** start **

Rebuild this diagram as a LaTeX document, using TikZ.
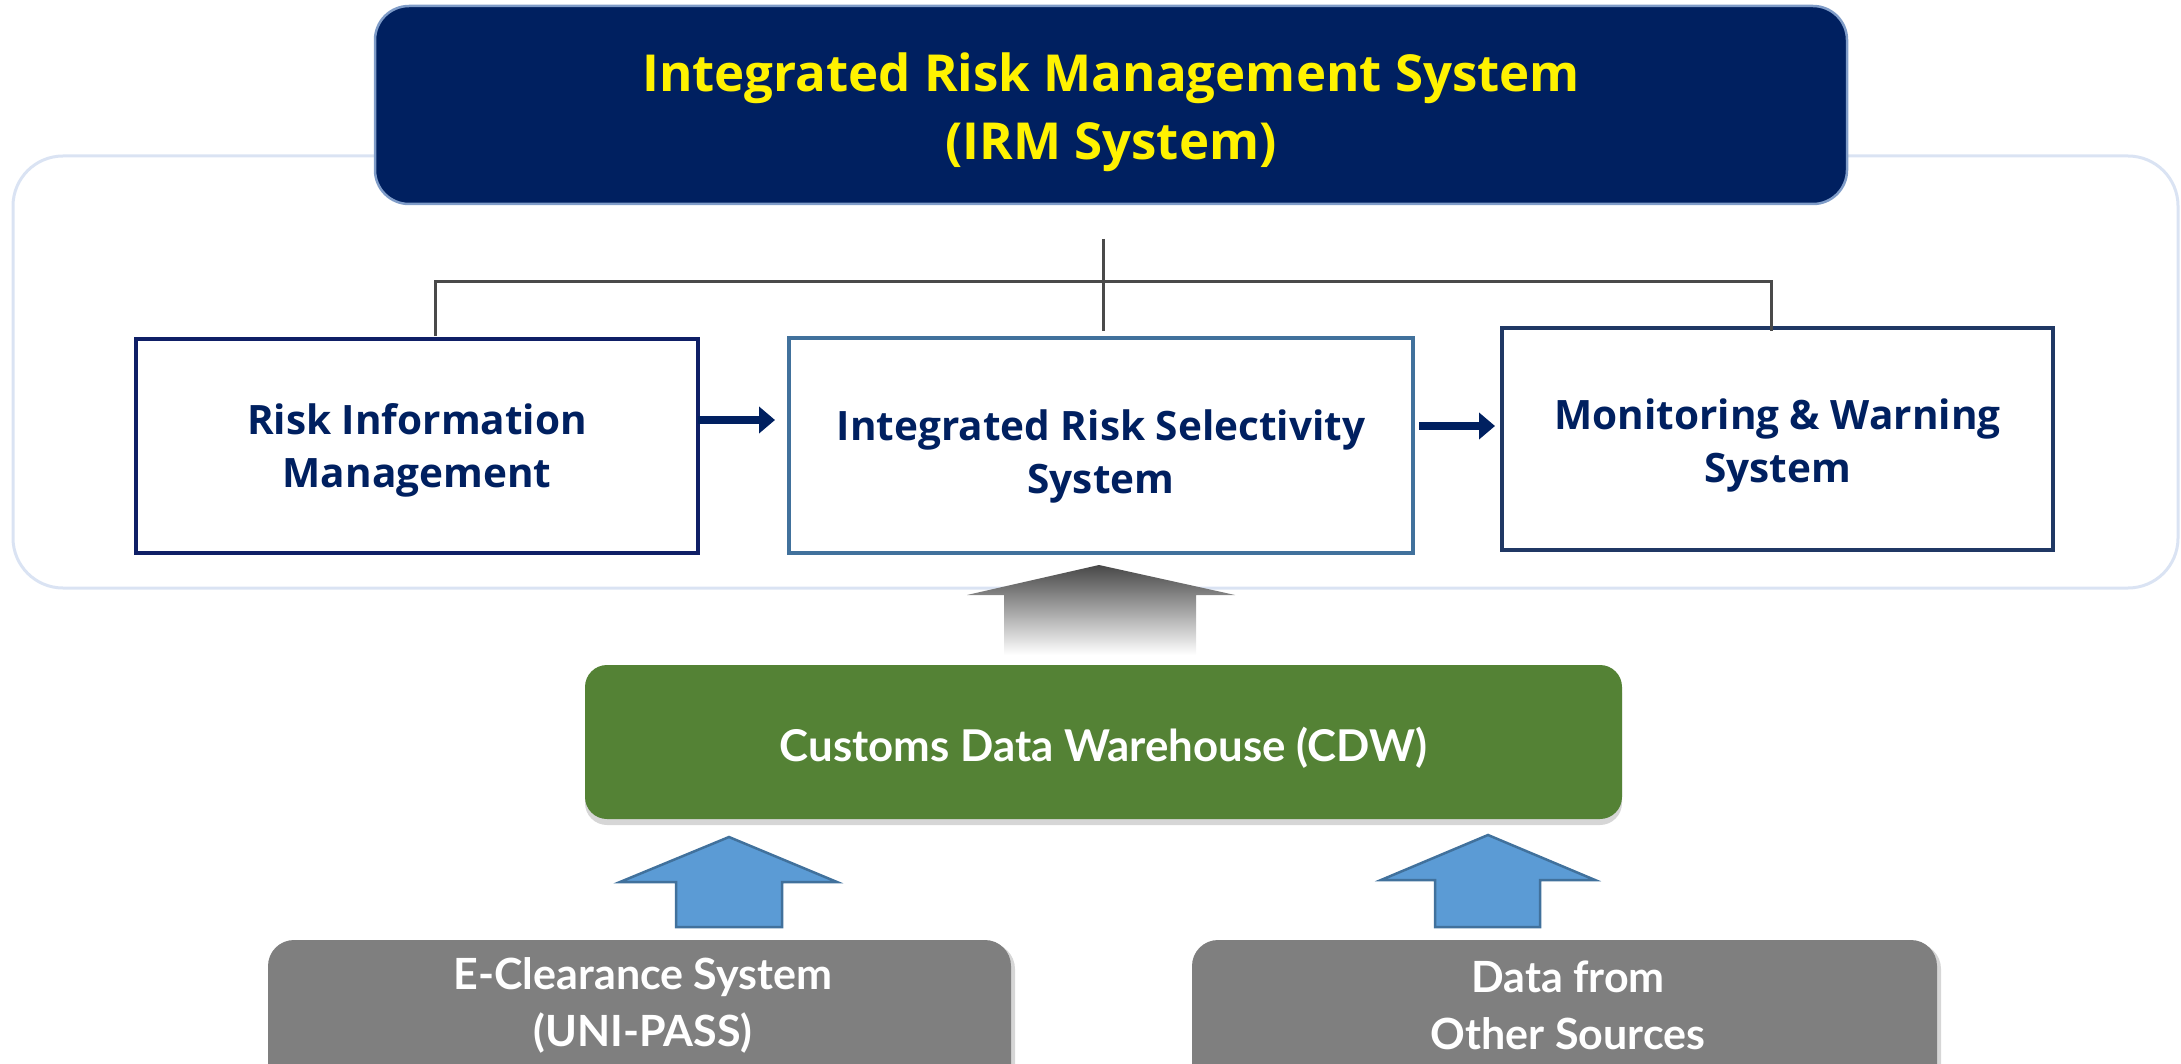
\documentclass[tikz,border=0pt]{standalone}
\usepackage{fontspec}
\setmainfont{Open Sans}
\newfontfamily\latofont{Lato}
\usetikzlibrary{arrows.meta,shadows,calc}
\definecolor{navy}{HTML}{002060}
\definecolor{boxoneline}{HTML}{0F1F66}
\definecolor{steel}{HTML}{41719C}
\definecolor{boxthreeline}{HTML}{203864}
\definecolor{cdwgreen}{HTML}{548235}
\definecolor{srcgray}{HTML}{7F7F7F}
\definecolor{arrowblue}{HTML}{5B9BD5}
\definecolor{arrowedge}{HTML}{41719C}
\definecolor{panelline}{HTML}{DAE3F3}
\definecolor{titleline}{HTML}{7F9CC8}
\definecolor{treegray}{HTML}{4A4A4A}
\newcommand{\shiftlines}[2]{\raisebox{#1}[\height][\depth]{\begin{tabular}{@{}c@{}}#2\end{tabular}}}
\begin{document}
\begin{tikzpicture}[x=1pt,y=-1pt,
  every node/.style={inner sep=0pt, outer sep=0pt},
  panel/.style={draw=panelline, line width=3pt, rounded corners=50pt},
  titlebox/.style={fill=navy, draw=titleline, line width=2.5pt, rounded corners=34pt,
    text=yellow, align=center, font=\fontsize{51}{68}\selectfont\bfseries},
  subbox/.style={fill=white, line width=3.5pt, align=center, text=navy,
    font=\fontsize{40.5}{53}\selectfont\bfseries},
  tree/.style={draw=treegray, line width=3pt},
  flowarrow/.style={draw=navy, line width=8pt, -{Triangle[length=16pt,width=26pt]}},
  cdwbox/.style={fill=cdwgreen, rounded corners=22pt, text=white,
    font=\latofont\fontsize{43.8}{57}\selectfont\bfseries,
    drop shadow={shadow xshift=0pt, shadow yshift=-6pt, fill=black, opacity=0.16}},
  srcbox/.style={fill=srcgray, rounded corners=26pt,
    drop shadow={shadow xshift=4pt, shadow yshift=-3pt, fill=black, opacity=0.16}},
  srctext/.style={text=white, align=center,
    font=\latofont\fontsize{43}{57}\selectfont\bfseries},
  bluearrow/.style={fill=arrowblue, draw=arrowedge, line width=2.5pt, line join=miter},
  grayarrow/.style={top color=black!72, bottom color=white}
]
\useasboundingbox (0,0) rectangle (2181,1064);
\clip (0,0) rectangle (2181,1064);

% outer panel
\node[panel, minimum width=2165pt, minimum height=432pt] (panel) at (1095.5,372) {};

% title
\node[titlebox, minimum width=1472pt, minimum height=198pt] (irm) at (1111,105)
  {\shiftlines{-7pt}{Integrated Risk Management System\\(IRM System)}};

% three sub-systems
\node[subbox, draw=boxoneline, minimum width=562pt, minimum height=214pt] (rim) at (417,446)
  {\shiftlines{-4pt}{Risk Information\\Management}};
\node[subbox, draw=steel, minimum width=624pt, minimum height=215pt] (irss) at (1101,445.5)
  {\shiftlines{-11pt}{Integrated Risk Selectivity\\System}};
\node[subbox, draw=boxthreeline, minimum width=551pt, minimum height=222pt] (mws) at (1777.5,439)
  {\shiftlines{-6pt}{Monitoring \& Warning\\System}};

% tree connector
\coordinate (hub) at (1103,239);
\coordinate (bar) at (1103,282);
\draw[tree] (hub) -- (hub |- irss.north) [shorten >=7pt];
\draw[tree] ([xshift=18pt,yshift=3pt]rim.north) |- (bar) -| ([xshift=-6.5pt,yshift=-3pt]mws.north);

% flow arrows
\draw[flowarrow, shorten >=14pt] ([yshift=26pt]rim.east) -- ([yshift=26pt]rim.east -| irss.west);
\draw[flowarrow, shorten <=6pt, shorten >=7pt] ([yshift=19.5pt]irss.east) -- ([yshift=19.5pt]irss.east -| mws.west);

% gray gradient arrow
\shade[grayarrow] (1099,565) -- (1235,595) -- (1196,595) -- (1196,655)
  -- (1004,655) -- (1004,595) -- (967,595) -- cycle;

% customs data warehouse
\node[cdwbox, minimum width=1037pt, minimum height=154pt] (cdw) at (1103.5,742)
  {\raisebox{-5.5pt}[\height][\depth]{Customs Data Warehouse (CDW)}};

% blue arrows
\draw[bluearrow] (729,837) -- (837,882) -- (782,882) -- (782,927) -- (676,927)
  -- (676,882) -- (620,882) -- cycle;
\draw[bluearrow] (1488,835) -- (1595,880) -- (1540,880) -- (1540,927) -- (1435,927)
  -- (1435,880) -- (1381,880) -- cycle;

% sources
\node[srcbox, minimum width=743pt, minimum height=180pt, anchor=north] (ecl) at (639.5,940) {};
\node[srcbox, minimum width=745pt, minimum height=180pt, anchor=north] (oth) at (1564.5,940) {};
\node[srctext] (ecltext) at (643,1005) {E-Clearance System\\(UNI-PASS)};
\node[srctext] (othtext) at (1568,1005) {Data from\\Other Sources};
\end{tikzpicture}
\end{document}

** end **

Given exercise
Make an exact reproduction of the listing above, without any pictures.

Full output
Rebuild this diagram as a LaTeX document, using TikZ.
\documentclass[tikz,border=0pt]{standalone}
\usepackage{fontspec}
\setmainfont{Open Sans}
\newfontfamily\latofont{Lato}
\usetikzlibrary{arrows.meta,shadows,calc}
\definecolor{navy}{HTML}{002060}
\definecolor{boxoneline}{HTML}{0F1F66}
\definecolor{steel}{HTML}{41719C}
\definecolor{boxthreeline}{HTML}{203864}
\definecolor{cdwgreen}{HTML}{548235}
\definecolor{srcgray}{HTML}{7F7F7F}
\definecolor{arrowblue}{HTML}{5B9BD5}
\definecolor{arrowedge}{HTML}{41719C}
\definecolor{panelline}{HTML}{DAE3F3}
\definecolor{titleline}{HTML}{7F9CC8}
\definecolor{treegray}{HTML}{4A4A4A}
\newcommand{\shiftlines}[2]{\raisebox{#1}[\height][\depth]{\begin{tabular}{@{}c@{}}#2\end{tabular}}}
\begin{document}
\begin{tikzpicture}[x=1pt,y=-1pt,
  every node/.style={inner sep=0pt, outer sep=0pt},
  panel/.style={draw=panelline, line width=3pt, rounded corners=50pt},
  titlebox/.style={fill=navy, draw=titleline, line width=2.5pt, rounded corners=34pt,
    text=yellow, align=center, font=\fontsize{51}{68}\selectfont\bfseries},
  subbox/.style={fill=white, line width=3.5pt, align=center, text=navy,
    font=\fontsize{40.5}{53}\selectfont\bfseries},
  tree/.style={draw=treegray, line width=3pt},
  flowarrow/.style={draw=navy, line width=8pt, -{Triangle[length=16pt,width=26pt]}},
  cdwbox/.style={fill=cdwgreen, rounded corners=22pt, text=white,
    font=\latofont\fontsize{43.8}{57}\selectfont\bfseries,
    drop shadow={shadow xshift=0pt, shadow yshift=-6pt, fill=black, opacity=0.16}},
  srcbox/.style={fill=srcgray, rounded corners=26pt,
    drop shadow={shadow xshift=4pt, shadow yshift=-3pt, fill=black, opacity=0.16}},
  srctext/.style={text=white, align=center,
    font=\latofont\fontsize{43}{57}\selectfont\bfseries},
  bluearrow/.style={fill=arrowblue, draw=arrowedge, line width=2.5pt, line join=miter},
  grayarrow/.style={top color=black!72, bottom color=white}
]
\useasboundingbox (0,0) rectangle (2181,1064);
\clip (0,0) rectangle (2181,1064);

% outer panel
\node[panel, minimum width=2165pt, minimum height=432pt] (panel) at (1095.5,372) {};

% title
\node[titlebox, minimum width=1472pt, minimum height=198pt] (irm) at (1111,105)
  {\shiftlines{-7pt}{Integrated Risk Management System\\(IRM System)}};

% three sub-systems
\node[subbox, draw=boxoneline, minimum width=562pt, minimum height=214pt] (rim) at (417,446)
  {\shiftlines{-4pt}{Risk Information\\Management}};
\node[subbox, draw=steel, minimum width=624pt, minimum height=215pt] (irss) at (1101,445.5)
  {\shiftlines{-11pt}{Integrated Risk Selectivity\\System}};
\node[subbox, draw=boxthreeline, minimum width=551pt, minimum height=222pt] (mws) at (1777.5,439)
  {\shiftlines{-6pt}{Monitoring \& Warning\\System}};

% tree connector
\coordinate (hub) at (1103,239);
\coordinate (bar) at (1103,282);
\draw[tree] (hub) -- (hub |- irss.north) [shorten >=7pt];
\draw[tree] ([xshift=18pt,yshift=3pt]rim.north) |- (bar) -| ([xshift=-6.5pt,yshift=-3pt]mws.north);

% flow arrows
\draw[flowarrow, shorten >=14pt] ([yshift=26pt]rim.east) -- ([yshift=26pt]rim.east -| irss.west);
\draw[flowarrow, shorten <=6pt, shorten >=7pt] ([yshift=19.5pt]irss.east) -- ([yshift=19.5pt]irss.east -| mws.west);

% gray gradient arrow
\shade[grayarrow] (1099,565) -- (1235,595) -- (1196,595) -- (1196,655)
  -- (1004,655) -- (1004,595) -- (967,595) -- cycle;

% customs data warehouse
\node[cdwbox, minimum width=1037pt, minimum height=154pt] (cdw) at (1103.5,742)
  {\raisebox{-5.5pt}[\height][\depth]{Customs Data Warehouse (CDW)}};

% blue arrows
\draw[bluearrow] (729,837) -- (837,882) -- (782,882) -- (782,927) -- (676,927)
  -- (676,882) -- (620,882) -- cycle;
\draw[bluearrow] (1488,835) -- (1595,880) -- (1540,880) -- (1540,927) -- (1435,927)
  -- (1435,880) -- (1381,880) -- cycle;

% sources
\node[srcbox, minimum width=743pt, minimum height=180pt, anchor=north] (ecl) at (639.5,940) {};
\node[srcbox, minimum width=745pt, minimum height=180pt, anchor=north] (oth) at (1564.5,940) {};
\node[srctext] (ecltext) at (643,1005) {E-Clearance System\\(UNI-PASS)};
\node[srctext] (othtext) at (1568,1005) {Data from\\Other Sources};
\end{tikzpicture}
\end{document}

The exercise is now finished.